Namun diperlakukan secara hormat tidak dirasakan di semua tempat, hanya 48 persen pekerja yang disurvei merasa mereka diperlakukan dengan terhormat di tempat kerja mereka saat ini atau di masa lalu.
Demikian pula, hanya 43 persen pekerja yang merasa diberi dukungan di tempat kerja dengan diberikan "feedback".
Dr Robinson mengatakan dengan industri restoran dan perhotelan yang terpengaruh oleh pandemi, sekarang adalah waktu yang tepat untuk menjadikan sektor ini lebih baik bagi para pekerjanya.
"Saya pikir industri ini mulai menyadari pasar tenaga kerja internasional bisa membantu saat musim sibuk atau kebutuhan jangka pendek ... tetapi itu benar-benar tidak dapat diandalkan dalam jangka panjang, karena pasokan pekerja [terbatas], saya pikir mereka mulai mengakui itu," katanya.

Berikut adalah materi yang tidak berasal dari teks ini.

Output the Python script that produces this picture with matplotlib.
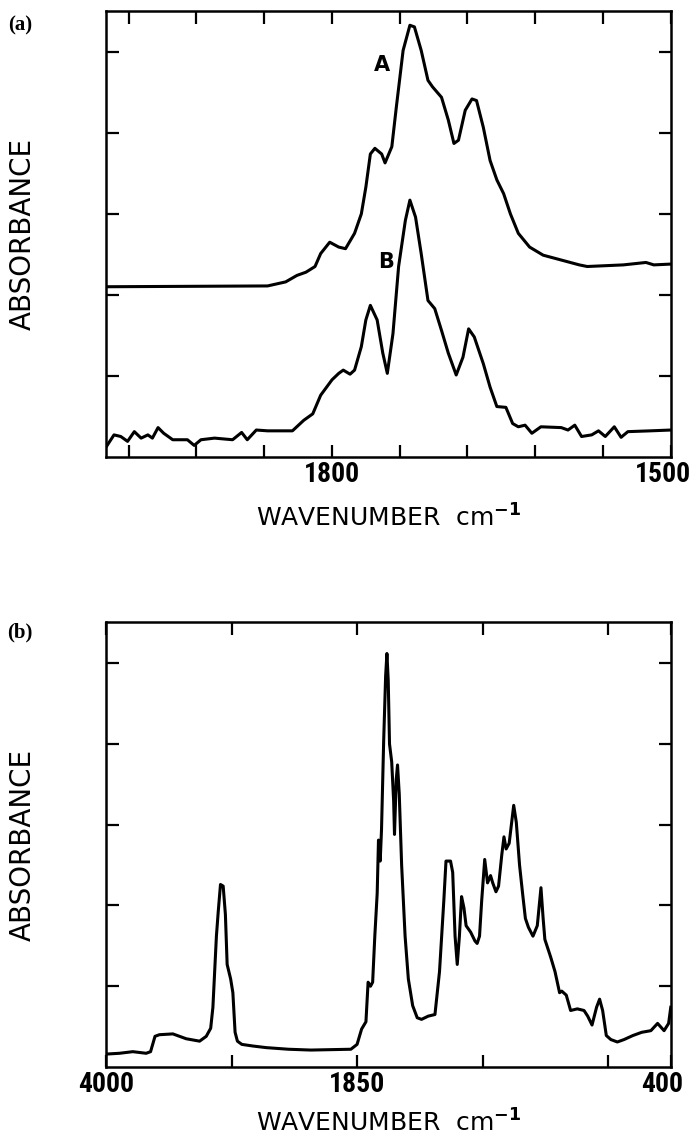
import numpy as np
import matplotlib.pyplot as plt
from matplotlib.transforms import ScaledTranslation

# ---- panel (a): 2000-1500 cm-1, two spectra A and B ----
wn_a = [2000, 1857, 1841, 1831, 1823, 1815, 1810, 1802, 1794, 1788, 1780, 1774,
        1770, 1766, 1762, 1756, 1753, 1747, 1743, 1737, 1731, 1727, 1721, 1715,
        1711, 1703, 1697, 1692, 1688, 1682, 1676, 1672, 1666, 1660, 1654, 1648,
        1642, 1635, 1625, 1613, 1597, 1581, 1574, 1542, 1522, 1515, 1500]
abs_a = [2.10, 2.11, 2.16, 2.24, 2.28, 2.35, 2.51, 2.65, 2.59, 2.57, 2.76, 3.00,
         3.33, 3.74, 3.81, 3.74, 3.63, 3.83, 4.32, 5.02, 5.33, 5.31, 5.02, 4.65,
         4.57, 4.44, 4.16, 3.87, 3.91, 4.28, 4.42, 4.40, 4.07, 3.66, 3.42, 3.25,
         3.00, 2.76, 2.59, 2.49, 2.43, 2.37, 2.35, 2.37, 2.40, 2.37, 2.38]

wn_b = [2000, 1993, 1987, 1981, 1975, 1969, 1963, 1959, 1954, 1949, 1941, 1934,
        1928, 1922, 1916, 1904, 1888, 1880, 1875, 1867, 1857, 1835, 1825, 1817,
        1810, 1800, 1794, 1790, 1784, 1780, 1774, 1770, 1766, 1760, 1755, 1751,
        1746, 1741, 1735, 1731, 1726, 1721, 1715, 1709, 1703, 1697, 1690, 1684,
        1679, 1674, 1666, 1660, 1654, 1646, 1640, 1635, 1629, 1623, 1615, 1597,
        1591, 1585, 1579, 1570, 1564, 1558, 1550, 1544, 1538, 1518, 1500]
abs_b = [0.12, 0.27, 0.25, 0.19, 0.31, 0.23, 0.27, 0.23, 0.36, 0.29, 0.21, 0.21,
         0.21, 0.14, 0.21, 0.23, 0.21, 0.30, 0.21, 0.33, 0.32, 0.32, 0.45, 0.53,
         0.76, 0.95, 1.03, 1.07, 1.02, 1.07, 1.36, 1.69, 1.87, 1.69, 1.28, 1.03,
         1.52, 2.35, 2.92, 3.17, 2.96, 2.51, 1.93, 1.83, 1.56, 1.28, 1.01, 1.23,
         1.58, 1.48, 1.15, 0.86, 0.62, 0.61, 0.41, 0.37, 0.39, 0.29, 0.37, 0.36,
         0.33, 0.39, 0.25, 0.27, 0.32, 0.25, 0.37, 0.24, 0.31, 0.32, 0.33]

# ---- panel (b): full 4000-400 cm-1 spectrum ----
wn_full = [4000, 3886, 3771, 3657, 3619, 3581, 3543, 3428, 3390, 3314, 3199, 3142,
           3104, 3085, 3055, 3039, 3020, 2997, 2978, 2963, 2933, 2914, 2895, 2875,
           2837, 2742, 2628, 2437, 2246, 1903, 1850, 1829, 1809, 1799, 1788, 1778,
           1768, 1757, 1751, 1743, 1737, 1727, 1718, 1712, 1706, 1700, 1690, 1681,
           1677, 1669, 1663, 1655, 1644, 1628, 1613, 1593, 1572, 1552, 1521, 1490,
           1469, 1449, 1439, 1418, 1408, 1397, 1387, 1377, 1367, 1356, 1346, 1325,
           1305, 1295, 1284, 1274, 1260, 1247, 1233, 1223, 1208, 1196, 1181, 1171,
           1161, 1147, 1126, 1114, 1099, 1085, 1072, 1058, 1037, 1017, 1000, 990,
           982, 955, 935, 914, 904, 883, 863, 832, 801, 784, 764, 743,
           729, 715, 698, 677, 647, 616, 575, 534, 492, 461, 431, 410, 400]
abs_full = [0.16, 0.17, 0.19, 0.17, 0.19, 0.38, 0.40, 0.41, 0.39, 0.35, 0.32, 0.38,
            0.48, 0.74, 1.62, 1.93, 2.26, 2.24, 1.89, 1.27, 1.09, 0.92, 0.43, 0.32,
            0.28, 0.26, 0.24, 0.22, 0.21, 0.22, 0.28, 0.47, 0.56, 1.05, 1.00, 1.05,
            1.62, 2.15, 2.81, 2.55, 2.94, 4.04, 4.84, 5.12, 4.79, 4.00, 3.78, 3.30,
            2.88, 3.56, 3.74, 3.38, 2.50, 1.62, 1.09, 0.76, 0.61, 0.59, 0.63, 0.65,
            1.18, 2.06, 2.55, 2.55, 2.41, 1.62, 1.27, 1.62, 2.11, 1.97, 1.75, 1.67,
            1.56, 1.53, 1.62, 2.06, 2.57, 2.28, 2.37, 2.28, 2.17, 2.24, 2.63, 2.85,
            2.70, 2.77, 3.24, 3.03, 2.50, 2.15, 1.84, 1.73, 1.62, 1.75, 2.22, 1.84,
            1.58, 1.36, 1.18, 0.92, 0.94, 0.89, 0.70, 0.72, 0.70, 0.63, 0.52, 0.74,
            0.84, 0.70, 0.39, 0.34, 0.31, 0.34, 0.39, 0.43, 0.45, 0.54, 0.45, 0.54, 0.74]

ticks_a = [1980, 1920, 1860, 1800, 1740, 1680, 1620, 1560, 1500]
ticklabels_a = ['', '', '', '1800', '', '', '', '', '1500']
ticks_b = [4000, 2925, 1850, 1270, 690, 400]
ticklabels_b = ['4000', '', '1850', '', '', '400']
yticks = [1, 2, 3, 4, 5]


# spectrometer axis: scale changes at 1850 cm-1 (increasing map, axis inverted)
def fwd(w):
    w = np.asarray(w, dtype=float)
    return np.where(w >= 1850, (w - 4000) / 1075.0, -2 - (1850 - w) / 580.0)


def inv(p):
    p = np.asarray(p, dtype=float)
    return np.where(p >= -2, 4000 + p * 1075.0, 1850 + (p + 2) * 580.0)


tick_font = ['Roboto Condensed', 'Open Sans Condensed', 'DejaVu Sans']
label_font = ['DejaVu Sans']

fig = plt.figure(figsize=(6.98, 11.39), dpi=100)
ax_a = fig.add_axes([0.152, 0.599, 0.809, 0.3916])
ax_b = fig.add_axes([0.152, 0.0632, 0.809, 0.3907])


def style_axes(ax, xticks, xticklabels, xpad):
    ax.set_xticks(xticks)
    ax.set_xticklabels(xticklabels, family=tick_font, fontsize=20, fontweight='bold')
    ax.set_yticks(yticks)
    ax.set_yticklabels([])
    ax.tick_params(direction='in', top=True, right=True, length=9, width=1.6,
                   pad=3, color='black')
    for sp in ax.spines.values():
        sp.set_linewidth(1.8)
    ax.set_ylim(0, 5.51)
    ax.set_xlabel(r'WAVENUMBER  cm$^{\mathbf{-1}}$', family=label_font,
                  fontsize=18, labelpad=xpad)
    ax.set_ylabel('ABSORBANCE', family=label_font, fontsize=20, labelpad=47)
    # keep the right-edge label inside the figure
    last = ax.get_xticklabels()[-1]
    last.set_transform(last.get_transform() +
                       ScaledTranslation(-6 / 72, 0, fig.dpi_scale_trans))


ax_a.plot(wn_a, abs_a, color='black', lw=2.2, solid_joinstyle='round')
ax_a.plot(wn_b, abs_b, color='black', lw=2.2, solid_joinstyle='round')
ax_a.set_xlim(2000, 1500)
style_axes(ax_a, ticks_a, ticklabels_a, 12)
ax_a.text(1756, 4.84, 'A', fontsize=15, fontweight='bold', family=label_font,
          ha='center', va='center')
ax_a.text(1752, 2.41, 'B', fontsize=15, fontweight='bold', family=label_font,
          ha='center', va='center')

ax_b.set_xscale('function', functions=(fwd, inv))
ax_b.plot(wn_full, abs_full, color='black', lw=2.2, solid_joinstyle='round')
ax_b.set_xlim(4000, 400)
style_axes(ax_b, ticks_b, ticklabels_b, 8)

fig.text(0.029, 0.978, '(a)', family='Liberation Serif', fontweight='bold',
         fontsize=15, ha='center', va='center')
fig.text(0.029, 0.445, '(b)', family='Liberation Serif', fontweight='bold',
         fontsize=15, ha='center', va='center')

fig.savefig('out.png', dpi=100)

"Dengan kata lain, benar-benar harus ada investasi besar untuk tenaga kerja lokal yang kita miliki."
Direktur eksekutif Serikat Pekerja, Godfrey Moase, mengatakan laporan itu bisa merugikan sejumlah pekerja perhotelan yang pernah dibayar rendah atau mengalami pelecehan, namun sekarang sudah keluar.

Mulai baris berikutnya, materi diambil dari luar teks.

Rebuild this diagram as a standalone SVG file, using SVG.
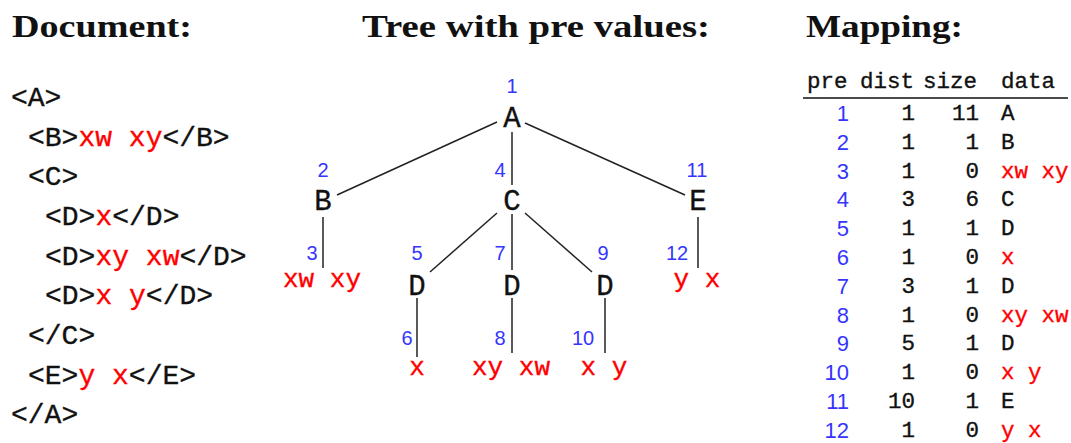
<svg xmlns="http://www.w3.org/2000/svg" width="1071" height="443" viewBox="0 0 1071 443">
<style>
.h{font-family:"Liberation Serif",serif;font-weight:bold;font-size:32px;fill:#111}
.tt{font-family:"Liberation Mono",monospace;fill:#111;stroke:#111;stroke-width:0.35}
.doc{font-size:28px}
.lbl{font-size:29px;text-anchor:middle}
.leaf{font-size:26px;text-anchor:middle}
.tab{font-size:22.5px}
.r{fill:#f00;stroke:#f00}
.n{font-family:"Liberation Sans",sans-serif;fill:#3535ff}
.tn{font-size:20px;text-anchor:middle}
.pn{font-size:22px;text-anchor:end}
.e{stroke:#222;stroke-width:1.5;fill:none}
.end{text-anchor:end}
</style>
<rect width="1071" height="443" fill="#fff"/>
<g id="headings">
<text class="h" x="12" y="37" textLength="180" lengthAdjust="spacingAndGlyphs">Document:</text>
<text class="h" x="362" y="37" textLength="348" lengthAdjust="spacingAndGlyphs">Tree with pre values:</text>
<text class="h" x="806" y="37" textLength="157" lengthAdjust="spacingAndGlyphs">Mapping:</text>
</g>
<g id="document" class="tt doc">
<text x="11" y="106">&lt;A&gt;</text>
<text x="28" y="145.5">&lt;B&gt;<tspan class="r">xw xy</tspan>&lt;/B&gt;</text>
<text x="28" y="185">&lt;C&gt;</text>
<text x="45" y="225">&lt;D&gt;<tspan class="r">x</tspan>&lt;/D&gt;</text>
<text x="45" y="264.5">&lt;D&gt;<tspan class="r">xy xw</tspan>&lt;/D&gt;</text>
<text x="45" y="304">&lt;D&gt;<tspan class="r">x y</tspan>&lt;/D&gt;</text>
<text x="28" y="344">&lt;/C&gt;</text>
<text x="28" y="383.5">&lt;E&gt;<tspan class="r">y x</tspan>&lt;/E&gt;</text>
<text x="11" y="423">&lt;/A&gt;</text>
</g>
<g id="connectors" class="e">
<path d="M497 122 L337 195"/>
<path d="M512 132 L512 185"/>
<path d="M525 123 L685 195"/>
<path d="M323 217 L323 268"/>
<path d="M497 213 L430 272"/>
<path d="M512 214 L512 270"/>
<path d="M525 213 L592 272"/>
<path d="M698 217 L698 268"/>
<path d="M417 298 L417 357"/>
<path d="M512 298 L512 353"/>
<path d="M605 298 L605 353"/>
</g>
<g id="node-A"><text class="n tn" x="512" y="93">1</text><text class="tt lbl" x="512" y="127">A</text></g>
<g id="node-B"><text class="n tn" x="323" y="177">2</text><text class="tt lbl" x="323" y="210">B</text></g>
<g id="node-B-text"><text class="n tn" x="312" y="260">3</text><text class="tt leaf r" x="322" y="287">xw xy</text></g>
<g id="node-C"><text class="n tn" x="500" y="177">4</text><text class="tt lbl" x="512" y="210">C</text></g>
<g id="node-D1"><text class="n tn" x="417" y="260">5</text><text class="tt lbl" x="417" y="295">D</text></g>
<g id="node-D1-text"><text class="n tn" x="407" y="345">6</text><text class="tt leaf r" x="417" y="375">x</text></g>
<g id="node-D2"><text class="n tn" x="500" y="260">7</text><text class="tt lbl" x="512" y="295">D</text></g>
<g id="node-D2-text"><text class="n tn" x="500" y="345">8</text><text class="tt leaf r" x="511" y="375">xy xw</text></g>
<g id="node-D3"><text class="n tn" x="603" y="260">9</text><text class="tt lbl" x="605" y="295">D</text></g>
<g id="node-D3-text"><text class="n tn" x="583" y="345">10</text><text class="tt leaf r" x="604" y="375">x y</text></g>
<g id="node-E"><text class="n tn" x="697" y="177">11</text><text class="tt lbl" x="698" y="210">E</text></g>
<g id="node-E-text"><text class="n tn" x="677" y="260">12</text><text class="tt leaf r" x="697" y="287">y x</text></g>
<g id="mapping">
<g class="tt tab">
<text x="807" y="88">pre</text><text x="860" y="88">dist</text><text x="923" y="88">size</text><text x="1001" y="88">data</text>
</g>
<line x1="803" y1="98" x2="1068" y2="98" stroke="#111" stroke-width="1.6"/>
<g class="n pn">
<text x="849" y="121">1</text><text x="849" y="149.8">2</text><text x="849" y="178.6">3</text><text x="849" y="207.4">4</text>
<text x="849" y="236.2">5</text><text x="849" y="265">6</text><text x="849" y="293.8">7</text><text x="849" y="322.6">8</text>
<text x="849" y="351.4">9</text><text x="849" y="380.2">10</text><text x="849" y="409">11</text><text x="849" y="437.8">12</text>
</g>
<g class="tt tab end">
<text x="915" y="120">1</text><text x="915" y="148.8">1</text><text x="915" y="177.6">1</text><text x="915" y="206.4">3</text>
<text x="915" y="235.2">1</text><text x="915" y="264">1</text><text x="915" y="292.8">3</text><text x="915" y="321.6">1</text>
<text x="915" y="350.4">5</text><text x="915" y="379.2">1</text><text x="915" y="408">10</text><text x="915" y="436.8">1</text>
<text x="979" y="120">11</text><text x="979" y="148.8">1</text><text x="979" y="177.6">0</text><text x="979" y="206.4">6</text>
<text x="979" y="235.2">1</text><text x="979" y="264">0</text><text x="979" y="292.8">1</text><text x="979" y="321.6">0</text>
<text x="979" y="350.4">1</text><text x="979" y="379.2">0</text><text x="979" y="408">1</text><text x="979" y="436.8">0</text>
</g>
<g class="tt tab">
<text x="1001" y="120">A</text><text x="1001" y="148.8">B</text><text class="r" x="1001" y="177.6">xw xy</text><text x="1001" y="206.4">C</text>
<text x="1001" y="235.2">D</text><text class="r" x="1001" y="264">x</text><text x="1001" y="292.8">D</text><text class="r" x="1001" y="321.6">xy xw</text>
<text x="1001" y="350.4">D</text><text class="r" x="1001" y="379.2">x y</text><text x="1001" y="408">E</text><text class="r" x="1001" y="436.8">y x</text>
</g>
</g>
</svg>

"Banyak pekerja hanya pilih keluar, daripada mencoba dan memperbaikinya, daripada melaporkannya, atau meluangkan waktu untuk berpartisipasi dalam survei seputar sektor ini."
"Mereka akan pergi karena mereka tidak dibayar dengan layak, ketika mereka mendapat pemotongan upah, baik legal atau ilegal, atau mereka hanya menjadi sasaran pelecehan dari pelanggan.
"Mereka akan pergi begitu saja dan kemudian masalahnya tidak akan pernah terselesaikan dengan satu atau lain cara."
Godfrey mengatakan temuan itu mencerminkan kurangnya "rasa hormat" terhadap pekerja di industri pelayanan restoran dan perhotelan.
"Masalah utama yang kita miliki dalam adalah pekerja tidak cukup dihormati, mereka juga tidak cukup dihormati dalam hal gaji," katanya.